Overview
- Locale: Wales

History
- Opened: 29 July 1862
- Closed: December 1964

Technical
- Line length: 27 miles (43 km)
- Track gauge: 4 ft 8+1⁄2 in (1,435 mm)

= Carnarvonshire Railway =

British railway company (1867–1870)

The Carnarvonshire Railway was a railway connecting Caernarvon (terminus of the Bangor and Caernarvon Railway line from Bangor) with Afon Wen.

==History==

The Carnarvonshire Railway was authorised by the Carnarvonshire Railway Act 1862 (25 & 26 Vict. c. ccii). It was absorbed into the LNWR in 1869. At the grouping of the railways in 1921 the LNWR became part of the LMS.

At Afon Wen, a junction connected with the Cambrian Line (GWR) to Pwllheli in one direction and to Porthmadog in the other, with the LNWR (and later LMS) having running rights to both. The line had two branches, one from Caernarfon to Llanberis, which was built by the Carnarvon and Llanberis Railway and the other from Penygroes to Nantlle.

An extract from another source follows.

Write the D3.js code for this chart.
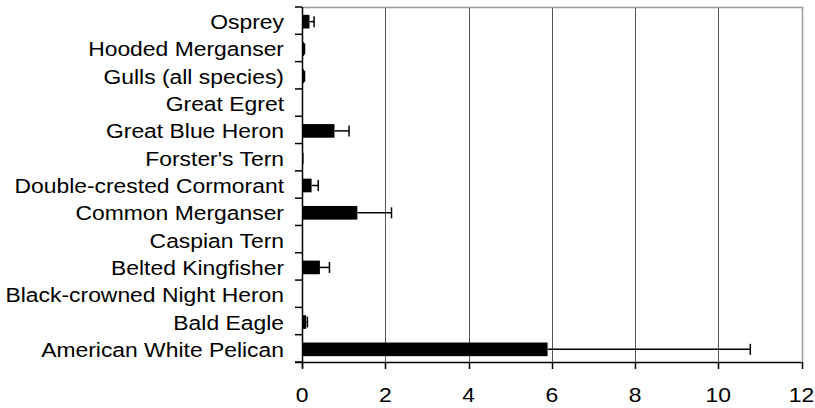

The latter originally formed part of the narrow gauge Nantlle Railway, which between Penygroes and Caernarvon had been incorporated into the Carnarvonshire Railway by the Carnarvonshire Railway (Nantlle Railway Transfer) Act 1867 (30 & 31 Vict. c. clii) and converted to standard gauge.

==Closure==
Regular passenger service on the Llanberis branch ceased in the 1930 (but summer passenger excursions from Llandudno etc. ran from 1932 until 1939 and again from 1946 until 1962). Likewise the Nantlle branch passenger service also ceased in 1932. The remaining lines and services (Afon Wen to Caernarvon) were shut completely as part of the Beeching Axe in December 1964.

==Trackbed re-use==
A section of the line, from Caernarfon to Dinas, was incorporated into the reopened narrow gauge Welsh Highland Railway as the first phase of the line, in 1997. Several miles of the trackbed southwards from Dinas have been used to improve the A487 road. Some original sections remain and have been used as part of National Cycle Route 8.

The cycle route (Lôn Eifion) and the narrow gauge railway share the old trackbed south of Caernarfon to Dinas.

The tunnel under the centre of Caernarfon has been reopened, for road traffic.